Financial pundits warning that 2020 will be “The Year of the Next Big One”

Financial pundits warning that 2020 will be “The Year of the Next Big One”

While financial news channel talking heads keep telling us that the new normal is gradual economic growth and that key statistical trends are right on track, there is a growing groundswell of clarion calls coming from economists, politicians, and even one key former central banking head that things are not all right. Debts have increased beyond where they were before the Great Recession. Central banks will not have the “tools” they need to deal with a major economic downturn, and financial pundits are already referring to next year, 2020, as “The Year of the Next Big One”.

Marc Friedrich, a finance strategy consultant and best-selling author based in Germany, recently discussed how we arrived at where we are today:

Since the 2008 crisis, we did not solve a single problem. We lowered the interest rates to a record low level and we flooded the world with cheap money. The central banks created one financial bubble after the other and now we have the biggest bubble in history.

Friedrich went on to state that inflated bubbles are everywhere, especially in government bonds. He believes that trillions of dollars have been wasted in trying to deal with innate problems in the global economy, only to create a bigger mess. When this bubble bursts, it will be epic.

One does not have to look far to find worrisome bits of negative economic detail in the U.S. market, the current developed economy that is leading a pack of stragglers:

  • U.S. debt is in excess of $21 trillion and is growing at rates much greater than GDP growth rates;
  • U.S. government monthly operating deficit exceeds $1 billion, and monthly trade deficits are setting new record highs;
  • American consumer debt has increased from 22% ten years ago to 26% of current income levels;
  • Central banks of the world bloated their balance sheets by $8.3 trillion, with only $2.1 trillion worth of GDP growth to show for it;
  • New home and vehicle sales are down from a year ago, from 3 to 5%, while even iPhone sales are off by 17%;
  • By April of this year, retailers have already announced that 6,000 outlets will be closed in the coming months;
  • Credit card and auto loan delinquencies have hit seven-year highs;
  • U.S. citizens looking for work or out of the labor force exceeds 102 million, a figure greater than during the previous recession.

Ron Paul, a famous libertarian and a staunch critic of the federal government in Washington, believes that, if central banks return to an accommodative stance as professed, then we will be in for an unraveling event like no other in recent memory:

The seriousness of it will become evident to all, as the need to pay for our extravagance becomes obvious.

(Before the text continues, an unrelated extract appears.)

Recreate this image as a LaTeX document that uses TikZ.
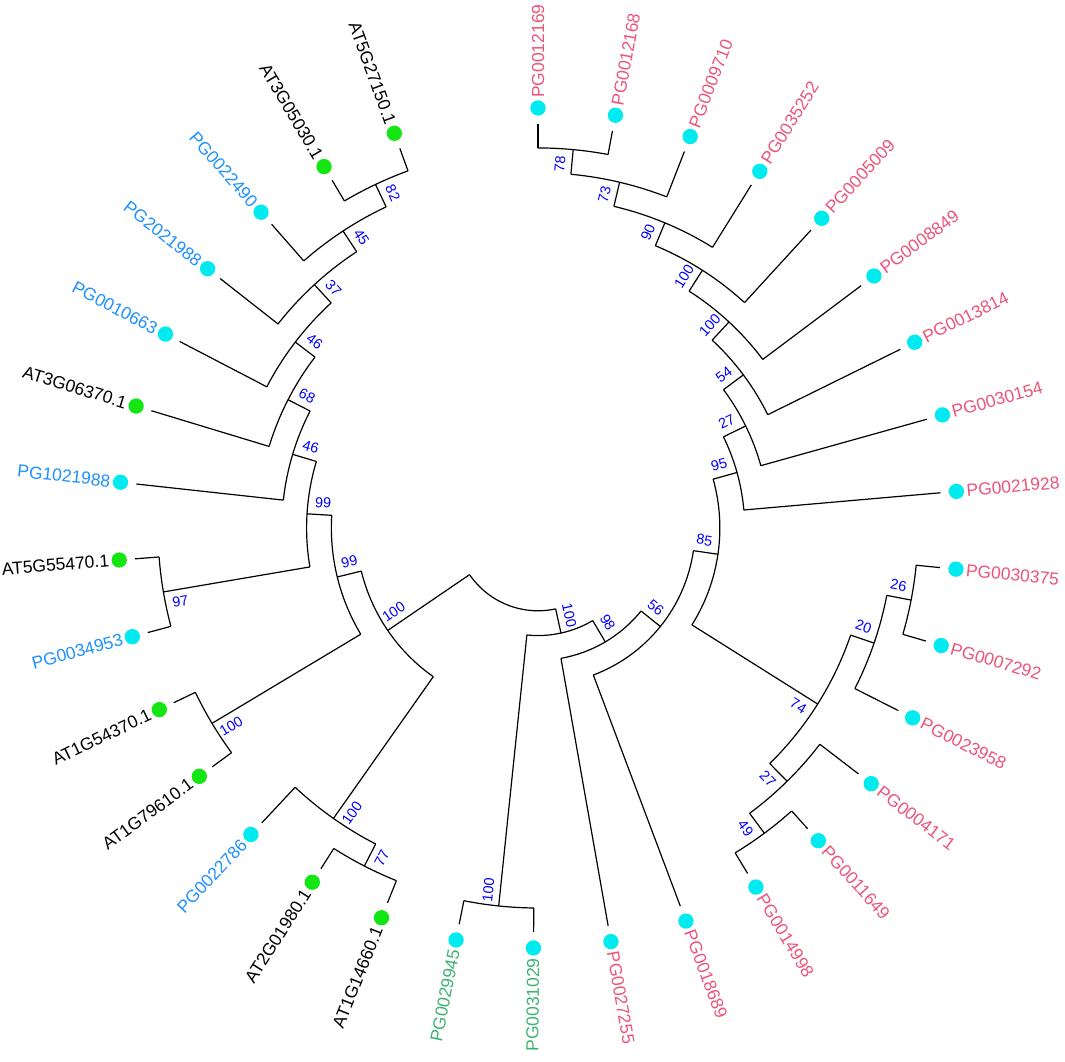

The financial system has been left with a bubble mania financed by artificial credit and unsustainable debt. The correction is what the market requires, not the resumptions and the dangerous inflationary policy that caused the bubble economy.

Sheila Bair, who headed the Federal Deposit Insurance Corporation (FDIC) during the 2008 crisis and who saw the subprime mortgage crash coming, is now more concerned about the debt that is piling up in so-called “zombie companies”:

I do think that we are going to see distress in the corporate market, which can have a very strong and significant impact on the real economy. There are just so many of these companies that are just up to their eyeballs in debt. With subprime, at least you had a bit of a flow-through. It took a while. There was a market shock. But in terms of real economic impact, it was more gradual.

Interest rates remain near zero and negative across the globe. Per Ron Paul:

Central banks now own almost $10 trillion of negative interest yielding bonds.

As a result, central banks will not have the flexibility needed to deal with the next shock. Former Federal Reserve Chair Janet Yellen has noted in the past:

I think it is a real concern that the Fed might not have all the tools that are needed in order to respond [to a new crisis]. The fundamental reason why it’s a problem is that even before the financial crisis, the general level of interest rates in most developed economies, including the United States, had been drifting down.

Is a big economic meltdown coming in 2020, as many analysts are predicting? Even Donald Trump before his election had said:

We are in a big, fat, ugly bubble.

His policies have only served to delay the inevitable, but many concerned individuals are feeling a need to prepare for the worst. Many have also suggested that Bitcoin and precious metals may be a good hedge against the deflation that will most definitely occur in major fiat currencies. Time will tell.